Even after all these years Benny can remember some of the dance moves, and depending on the space, couples would hold hands or lock arms and circle, stopping to twirl, hands up, and swapping partners while dancers sang the words unlike square dancing where they have a caller. Benny described the dancing as “very lively”. Dale backs that up because he said he was standing in the doorway one night when Lester Dewil, who was on leave from the military, came dancing by so fast that he hit Dale with his elbow so hard that he knocked Dale into the yard. As Benny said, the dances were lively.

Or, these dances were sometimes called a Jump Josie which was more like a square dance. All ages participated. Jerry recalled once back in the early 1940’s when a bunch of folks attended a Shoedock / Jump Josie at their house, and it came a fierce storm with hard rain that made the red dirt, rough road impassable. Neither horse and wagons or motorized vehicles like Chevy pickup trucks that were so popular at that time could traverse it so most people stayed the night. The Byrd house had a wraparound porch which was where the family often slept in hot weather, and that’s where folks bedded-down that night.
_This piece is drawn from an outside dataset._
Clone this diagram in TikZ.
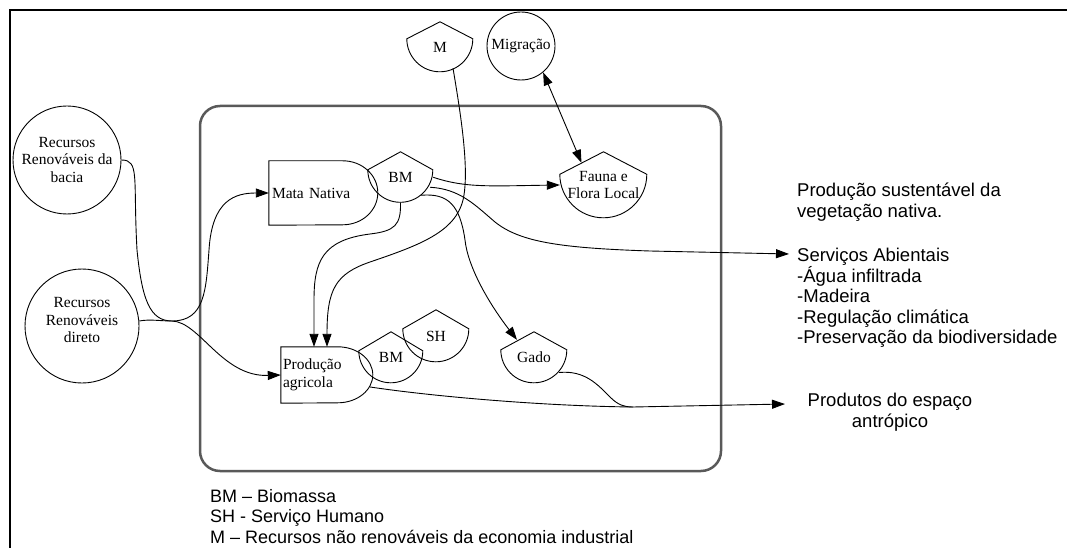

Below are verses from some of the songs Great-grandpa Self and other musicians of that era played at the Shoe Docks and Jump Josie’s as recorded by two of Great-Grandpa’s daughters:

Old Uncle Ned he rode into town

He rode in to buy his niece a wedding gown

Where shall the wedding be, a way down yonder in a hollow tree.

What’s for dinner will the vegetable be,

Two white beans and a black-eyed pea.

Messrs. went a possum hunting and I wanted to go,

Messrs. told me to go back and jump Jim Crow.

I wheeled about and turned about to do just so;

And every time I turned around, I jumped Jim Crow.

Old Uncle Ned died years ago

He had no hair on his head,

No where the wool would grow.

He had long fingers like a cane in the break;

He had no eyes, he had no teeth to eat,

So, he had to let a hocake be.

Wake up Jacob and blow your horn,

The goats have jumped fence and the cows are in the corn.

Hands in the hopper, hands in the sack every time the mill turns the corn goes crack, crack, crack.

Had a little chicken and it wouldn’t lay an egg so I poured hot water up and down its leg;

The little chicken cackled, the little chicken laid, the little chicken laid me a hard-boiled egg.